Great Wim, looks a lot better to do it in sequence. Peter already adviced certain do’s & dont’s. Thanks for the effort! Will test this in the coming days.
That’s great Peter, thanks for your tips. I connected Wims flow layout to my mqtt commands and it looks like all works fine. Whenever I grow into the Homey’s program techniques, I will tweak all to my convenience, but so far, I am very happy with tips from both of you. Keep it going!
@James99 Great that everyone has helped you out with the flow itself however I have noticed mixed results with just switching me central fan ON/OFF regarding the relative humidity in my bathroom.
(I also Live in the Netherlands)
– And I’ve noticed in these winter seasons the humidity in your house might be relative low due to a lot of heating in house.
– then in the spring with weeks of rain and less heating the humidity in house might increase quite a bit and thus triggering your flow
– etc. etcccc
So at least in my case I’ve replaced the “dumb” light switch in the bathroom with a 6button variant where 2 buttons are used to set the central fan to high.
(as a bonus my lights in the bathroom are not allowed to switch off when fan is set to high since my motion sensor cannot see a person through the glass shower door (and previsously turned the lights off))
as an extra here is the humidity of my bathroom last year just to have a general idea (yea i know i quite high)
Hi Sebas, that in interesting… we need to find a conversion from outside temp/hum into inside to set the lower hum level.

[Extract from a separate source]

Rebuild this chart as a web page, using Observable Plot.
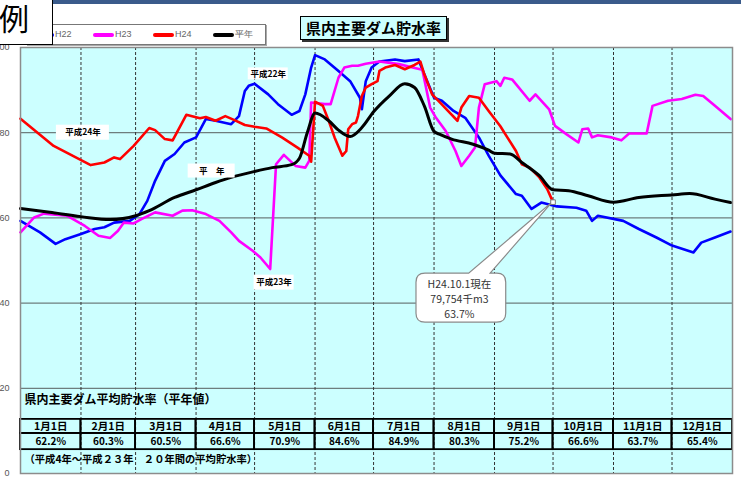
<!DOCTYPE html>
<html><head><meta charset="utf-8">
<script src="https://cdn.jsdelivr.net/npm/d3@7"></script>
<script src="https://cdn.jsdelivr.net/npm/@observablehq/plot@0.6"></script>
<style>
body{margin:0;background:#fff;font-family:"Noto Sans CJK JP","Noto Sans",sans-serif;}
#wrap{position:relative;width:741px;height:483px;overflow:hidden;background:#fff;}
#band{position:absolute;left:0;top:0;width:741px;height:4px;background:#3a5b8b;}
#chart{position:absolute;left:0;top:0;}
#legend{position:absolute;left:26px;top:24px;width:238px;height:19px;border:1px solid #777;background:#fff;box-shadow:1px 1px 0 #aaa;}
#legend .sw{position:absolute;top:8px;width:21px;height:4px;border-radius:2px;}
#legend .lb{position:absolute;top:3px;font:9px "Liberation Sans",Arial,sans-serif;color:#666;line-height:12px;}
#title{position:absolute;left:300px;top:16px;width:145px;height:22px;border:1.5px solid #000;background:#ccffff;box-shadow:2px 2px 0 #333;font:bold 15px "Noto Sans CJK JP",sans-serif;line-height:22px;text-align:center;color:#000;letter-spacing:0px;}
#hanrei{position:absolute;left:-60px;top:-4px;width:111px;height:47px;border:1.5px solid #000;background:#fff;z-index:5;overflow:hidden;}
#hanrei span{position:absolute;right:23px;top:5px;font:30px "Noto Sans CJK JP",sans-serif;line-height:30px;color:#000;}
</style></head><body>
<div id="wrap">
  <div id="chart"></div>
  <div id="band"></div>
  <div id="legend"></div>
  <div id="title">県内主要ダム貯水率</div>
  <div id="hanrei"><span>例</span></div>
</div>
<script>
// ---- data ----
const seriesNames = ["H22", "H23", "H24", "平年"];
const seriesColors = ["#0000ff", "#ff00ff", "#ff0000", "#000000"];

const H22 = [["1/1",59.3],["1/11",56.6],["1/19",53.9],["1/24",55.0],["2/1",56.2],["2/8",57.4],["2/13",57.8],["2/18",58.9],["2/26",59.3],["3/3",60.9],["3/7",64.0],["3/11",68.7],["3/16",73.4],["3/21",75.0],["3/26",77.7],["4/1",78.9],["4/6",83.2],["4/11",82.8],["4/19",82.0],["4/23",83.9],["4/26",89.8],["4/28",91.0],["5/1",91.5],["5/8",89.0],["5/13",86.7],["5/20",84.2],["5/24",85.1],["5/27",89.0],["5/30",95.3],["6/1",98.2],["6/6",97.2],["6/13",94.5],["6/19",92.1],["6/24",88.2],["6/25",85.5],["6/27",92.1],["6/30",95.3],["7/4",96.7],["7/12",97.2],["7/17",96.8],["7/24",97.2],["7/27",93.7],["8/1",88.2],["8/5",87.5],["8/11",85.1],["8/17",83.5],["8/24",78.9],["8/29",74.6],["9/4",70.0],["9/12",65.6],["9/15",65.2],["9/20",62.1],["9/25",63.6],["10/3",62.7],["10/13",62.4],["10/18",61.7],["10/21",59.3],["10/24",60.5],["11/6",59.3],["11/14",57.4],["11/23",55.4],["12/1",53.5],["12/12",51.9],["12/16",54.2],["12/23",55.4],["12/31",56.8]];

const H23 = [["1/1",56.6],["1/8",60.1],["1/13",61.0],["1/25",60.5],["2/3",58.1],["2/10",55.8],["2/16",55.3],["2/20",57.0],["2/23",58.9],["2/28",58.7],["3/4",59.7],["3/11",61.3],["3/20",60.5],["3/25",61.7],["3/30",61.8],["4/6",60.9],["4/13",59.3],["4/19",56.6],["4/23",54.6],["4/30",52.3],["5/4",50.7],["5/9",48.0],["5/12",72.6],["5/16",74.8],["5/22",72.2],["5/27",71.8],["5/29",73.4],["5/30",87.1],["6/6",86.7],["6/9",86.7],["6/13",92.9],["6/16",95.3],["6/20",95.7],["6/23",95.7],["6/27",96.2],["7/4",96.7],["7/14",96.1],["7/21",95.3],["7/26",94.8],["7/30",85.9],["8/2",83.5],["8/7",80.4],["8/12",75.7],["8/15",72.2],["8/19",74.6],["8/22",76.5],["8/24",85.9],["8/27",91.4],["9/2",92.1],["9/4",91.0],["9/6",92.9],["9/10",92.5],["9/19",87.5],["9/22",89.0],["9/29",85.5],["10/2",81.6],["10/8",79.6],["10/14",77.7],["10/16",80.8],["10/19",81.0],["10/21",78.9],["10/24",79.4],["10/31",78.9],["11/5",78.2],["11/9",79.8],["11/18",79.8],["11/21",86.3],["11/29",87.5],["12/6",87.9],["12/13",88.9],["12/17",88.6],["12/23",86.3],["12/31",83.2]];

const H24 = [["1/1",83.3],["1/18",76.9],["2/6",72.4],["2/13",73.0],["2/18",74.2],["2/21",73.8],["2/28",76.9],["3/8",81.1],["3/11",80.6],["3/16",78.5],["3/20",78.2],["3/27",84.2],["4/3",83.4],["4/6",83.7],["4/11",82.8],["4/16",83.9],["4/21",82.9],["4/26",81.8],["5/1",81.4],["5/7",81.0],["5/15",78.9],["5/23",76.5],["5/29",74.6],["5/30",73.2],["6/1",87.3],["6/5",86.3],["6/8",82.8],["6/11",78.9],["6/15",74.6],["6/17",75.7],["6/18",80.8],["6/20",82.0],["6/22",82.4],["6/23",83.9],["6/25",88.6],["6/27",90.6],["6/30",91.4],["7/3",92.1],["7/4",94.5],["7/7",95.3],["7/12",95.9],["7/17",94.9],["7/22",95.9],["7/25",96.7],["7/27",93.7],["7/31",89.0],["8/4",87.1],["8/9",84.7],["8/13",82.8],["8/15",85.9],["8/19",88.6],["8/24",88.2],["8/29",85.1],["9/4",81.5],["9/12",75.7],["9/15",72.6],["9/19",71.8],["9/24",69.5],["9/28",66.8],["10/1",63.7]];

const HEINEN = [["1/1",62.2],["1/16",61.3],["2/1",60.3],["2/16",59.6],["3/1",60.5],["3/8",61.7],["3/21",64.8],["4/1",66.6],["4/11",68.3],["4/19",69.5],["5/1",70.9],["5/10",71.8],["5/20",72.5],["5/24",74.0],["5/28",80.0],["6/1",84.6],["6/8",82.8],["6/13",80.6],["6/19",79.1],["6/25",81.2],["7/1",84.9],["7/9",88.6],["7/17",91.5],["7/22",90.6],["7/27",86.3],["8/1",80.3],["8/4",79.6],["8/10",78.5],["8/21",77.3],["8/29",75.9],["9/1",75.2],["9/9",75.0],["9/15",73.0],["9/24",69.9],["10/1",66.6],["10/9",66.4],["10/19",65.2],["11/1",63.7],["11/14",64.8],["12/1",65.4],["12/10",65.7],["12/23",64.4],["12/31",63.6]];

const yTicks = [0, 20, 40, 60, 80, 100];
const tableMonths = ["1月1日","2月1日","3月1日","4月1日","5月1日","6月1日","7月1日","8月1日","9月1日","10月1日","11月1日","12月1日"];
const tableValues = ["62.2%","60.3%","60.5%","66.6%","70.9%","84.6%","84.9%","80.3%","75.2%","66.6%","63.7%","65.4%"];
const tableTitle = "県内主要ダム平均貯水率（平年値）";
const tableNote = "（平成4年～平成２３年　２０年間の平均貯水率）";
const seriesLabels = [["平成24年","2/2",80.0],["平成22年","5/8",93.8],["平　年","4/9",71.0],["平成23年","5/11",44.8]];
const calloutLines = ["H24.10.1現在", "79,754千m3", "63.7%"];
const calloutPoint = ["10/1", 63.7];

// ---- helpers ----
const YEAR = 2011;
const md = s => { const [m, d] = s.split("/").map(Number); return new Date(Date.UTC(YEAR, m - 1, d)); };
const rows = [H22, H23, H24, HEINEN].flatMap((arr, i) => arr.map(([d, v]) => ({date: md(d), value: v, series: seriesNames[i]})));
const monthStarts = d3.utcMonths(new Date(Date.UTC(YEAR, 0, 1)), new Date(Date.UTC(YEAR + 1, 0, 2)));
const table = tableMonths.map((label, i) => ({x1: monthStarts[i], x2: monthStarts[i + 1], mid: new Date((+monthStarts[i] + +monthStarts[i + 1]) / 2), label, value: tableValues[i]}));

// legend
const legend = document.getElementById("legend");
seriesNames.forEach((n, i) => {
  const left = 6 + 60 * i;
  legend.insertAdjacentHTML("beforeend", `<i class="sw" style="left:${left}px;background:${seriesColors[i]}"></i><span class="lb" style="left:${left + 22}px">${n}</span>`);
});

const F = '"Noto Sans CJK JP", sans-serif';
const labelSizes = [[53, 15], [40, 12], [47, 14], [40, 15]];

// callout bubble drawn in data space
const callout = (index, {x, y}) => {
  const L = x(md("7/23")), R = x(md("9/7")), T = y(46.9), B = y(35.4);
  const a = x(md("8/19")), b = x(md("8/30"));
  const tx = x(md(calloutPoint[0])), ty = y(calloutPoint[1]);
  const r = 9;
  const d = `M${L + r},${T}L${a},${T}L${tx},${ty}L${b},${T}L${R - r},${T}Q${R},${T} ${R},${T + r}L${R},${B - r}Q${R},${B} ${R - r},${B}L${L + r},${B}Q${L},${B} ${L},${B - r}L${L},${T + r}Q${L},${T} ${L + r},${T}Z`;
  const g = d3.create("svg:g");
  g.append("path").attr("d", d).attr("fill", "#fff").attr("stroke", "#8a8a8a").attr("stroke-width", 1.2);
  return g.node();
};
const calloutRows = calloutLines.map((t, i) => ({t, v: [44.3, 40.8, 37.4][i]}));

const chart = Plot.plot({
  width: 741, height: 483,
  marginLeft: 20, marginRight: 9, marginTop: 47, marginBottom: 10,
  style: {background: "transparent", overflow: "visible", fontFamily: F},
  x: {type: "utc", domain: [monthStarts[0], monthStarts[12]], axis: null},
  y: {domain: [0, 100], axis: null},
  marks: [
    Plot.frame({fill: "#ccffff", stroke: "none"}),
    Plot.ruleY(yTicks.slice(1, 5), {stroke: "#6e7e7e", strokeWidth: 1.2}),
    Plot.ruleX(monthStarts.slice(1, 12), {stroke: "#333", strokeWidth: 1, strokeDasharray: "3,2"}),
    // table of normal-year values
    Plot.rect(table, {x1: "x1", x2: "x2", y1: () => 9.4, y2: () => 12.7, stroke: "#000", strokeWidth: 1.8, fill: "none"}),
    Plot.rect(table, {x1: "x1", x2: "x2", y1: () => 5.6, y2: () => 9.4, stroke: "#000", strokeWidth: 1.8, fill: "none"}),
    Plot.text(table, {x: "mid", y: () => 11.05, text: "label", fontSize: 10.5, fontWeight: "bold", fill: "#000", fontFamily: F}),
    Plot.text(table, {x: "mid", y: () => 7.5, text: "value", fontSize: 10, fontWeight: "bold", fill: "#000", fontFamily: F}),
    Plot.text([tableTitle], {x: () => monthStarts[0], y: () => 17.1, text: d => d, textAnchor: "start", dx: 4, fontSize: 12, fontWeight: "bold", fill: "#000", fontFamily: F}),
    Plot.text([tableNote], {x: () => monthStarts[0], y: () => 3.3, text: d => d, textAnchor: "start", dx: 4, fontSize: 10.3, fontWeight: "bold", fill: "#000", fontFamily: F}),
    // series
    ...seriesNames.map((n, i) => Plot.line(rows.filter(r => r.series === n), {x: "date", y: "value", stroke: seriesColors[i], strokeWidth: n === "平年" ? 3 : 2.6, curve: n === "平年" ? "monotone-x" : "linear", strokeLinejoin: "round"})),
    // series labels
    ...seriesLabels.map(([t, d, v], i) => Plot.rect([0], {x1: () => md(d), x2: () => md(d), y1: () => v, y2: () => v, fill: "#fff", insetLeft: -labelSizes[i][0] / 2, insetRight: -labelSizes[i][0] / 2, insetTop: -labelSizes[i][1] / 2, insetBottom: -labelSizes[i][1] / 2})),
    Plot.text(seriesLabels, {x: d => md(d[1]), y: d => d[2], text: d => d[0], fontSize: 8.5, fontWeight: "bold", fill: "#000", fontFamily: F}),
    // callout
    callout,
    Plot.text(calloutRows, {x: () => md("8/14"), y: "v", text: "t", fontSize: 10.5, fill: "#333", fontFamily: F}),
    Plot.dot([calloutPoint], {x: d => md(d[0]), y: d => d[1], symbol: "square", r: 2.6, fill: "#fff", stroke: "#777", strokeWidth: 1}),
    Plot.frame({stroke: "#8c8c8c", strokeWidth: 1.5}),
    Plot.axisY(yTicks, {tickSize: 0, tickPadding: 11, fontSize: 9, color: "#555", fontFamily: '"Liberation Sans", Arial, sans-serif'})
  ]
});
document.getElementById("chart").appendChild(chart);
</script>
</body></html>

We may use a lower limit calculated by the following:
Hum (Hi) inside + Offset = 0,05 To^2 + 0,2 To + 0,5 Ho. This maybe close enough.
And dreaming about the perfect controller, (your) manual control is interesting too. I think an auto / manual mode would be beneficial. If someone interferes by pressing a button fanspeed 1,2 or 3 (at the dashboard in my case), the action would override the (hum based) auto control. I guess this must be limited by a timer, where the flow automitically falls back into auto-mode after, for example, 2 hours. We can add an auto mode button to force back to auto.
At the moment, I am not able to work with flows with ease but I will do some testing step by step to implement these two elements.
I noticed that when both humidity sensors are below 55, there is an MQTT command FanLow every time a sensor changes a litte bit. So I want to prevent that a command can be given when it is in the required state already. I added one block, which is the variable of the state of the fan (set in parallel with the MQTT commands) and whenever the Fan_State is NOT Fan_Low, the command should pass the AND gate. However, I found that the command, even FanState is Fan_High, the signal from the block seems not high and the signal does not pass. Could someone inform me why this setup does not work?
The fun part is that when the flow set the fanstate to LOW while the state is already LOW Homey doesn’t see the variable as being changed. So the When-Card ‘FanState is changed’ doesn’t trigger.
Yes you’re right, I was copying arround. Thanks for your input, this is a diffferent approach I did not think of.
Actually, I moved the state-settings to the back to avoid timing problems. Now I will change it to your suggestion and come back with my findings.